La Catastrophe de la Martinique (Hess)/33

Librairie Charpentier et Fasquelle (p. 194-196).


XXXIII

À LA TRANSATLANTIQUE


Une observation de M. Vié.


M. Vié est le très aimable et très obligeant agent général de la Compagnie Transatlantique à Fort-de-France.

Au cours de l’entretien que j’eus avec lui, le lendemain de l’éruption du 26, qui jeta sur le chef-lieu un nuage de feux électriques et nous valut une panique dans le genre de celle du 20, M. Vié m’a fait part d’une observation intéressante.

Aux nuages de fumée qui sortent du volcan sous forme de colonnes ascensionnelles droites, s’épanouissant en champignons, les Martiniquais ont assigné les plus invraisemblables hauteurs. J’ai entendu un monsieur qui occupe une assez jolie situation donner à ces fumées 80 kilomètres de hauteur… Vous avez bien lu : c’est 80 kilomètres. Les appréciations des autres, des gens sérieux, varient de 6 à 12 kilomètres.

M. Vié, lui, a calculé exactement cette hauteur, en utilisant comme donnée connue pour ses constructions de triangles, la hauteur du piton du Carbet, derrière quoi montait la colonne volcanique, et la distance de Fort-de-France à ce piton… Il a ainsi trouvé 2.200 mètres, ce qui est déjà une belle hauteur.

M. Vié qui a vécu au Guatemala, où les dépêches viennent de nous signaler que deux villes ont été détruites par une secousse volcanique, a entendu à la Martinique des bruits souterrains de même nature que ceux à quoi il s’était habitué dans l’Amérique centrale. Il les compare à des marteaux-pilons qui frapperaient par en-dessous.

Il a d’ailleurs, des comparaisons vraiment typiques etl de nature à mieux faire comprendre les phénomènes des diverses éruptions de mai.

— Dans les chaufferies, dit-il, et aussi dans les grands incendies, on voit des retours de flammes ; le feu monte, puis redescend brusquement en s’élançant le long du sol. Imaginez que par une fissure latérale des gaz lourds en énorme quantité soient sortis coulant ensuite sur Saint-Pierre, puis qu’ensuite il y ait eu, du sommet du volcan, un retour de flamme…

Quand j’ai parlé à M. Vié des conditions nouvelles de la vie martiniquaise avec la menace constante de nouvelles éruptions de la Montagne Pelée, et des catastrophes qui pouvaient en résulter.

— Mais, on s’y fait parfaitement, m’a-t-il répondu. J’ai observé cela au Guatemala. On s’habitue au voisinage du volcan même le plus dangereux, et on finit par l’oublier jusqu’au jour…

— Où il vous tue…

— C’est bien cela. Alors on y est définitivement et pour toujours habitué.

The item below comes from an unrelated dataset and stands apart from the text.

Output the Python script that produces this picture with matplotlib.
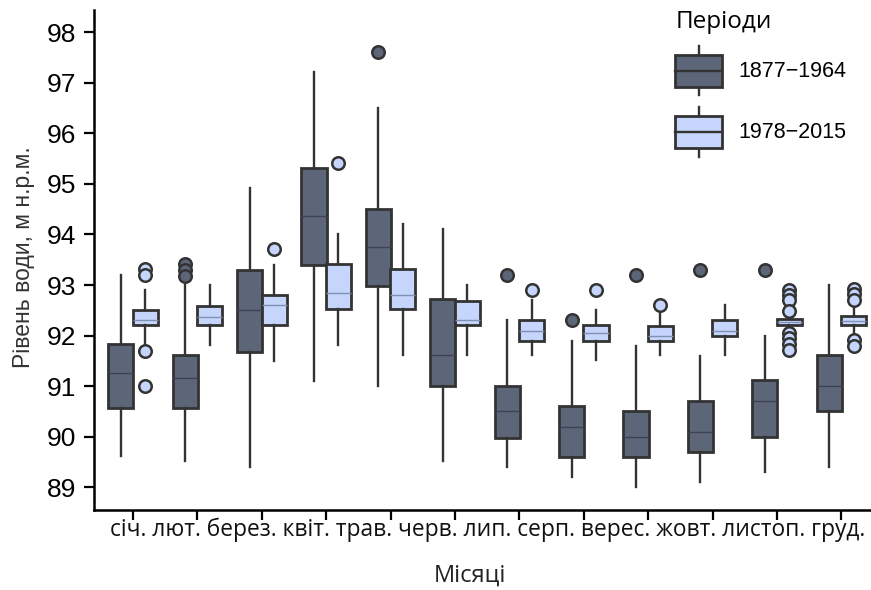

Il est inutile d’ajouter que M. Vié et le personnel placé sous ses ordres, personnel navigant ou personnel sédentaire, ont prêté le concours le plus entier à l’administration locale pour l’organisation des secours, et que, sans compter leur dévouement, ils ont mis à la disposition du gouverneur tous leurs moyens d’action.

Et que ces moyens furent efficaces…

Diverses questions appellent aujourd’hui l’attention sur nos officiers de la marine marchande. Je saisis avec empressement cette actualité Martinique pour dire tout le bien qu’il convient de penser de ces « braves gens », toujours prêts en toute occasion à faire leur devoir et même plus que leur devoir.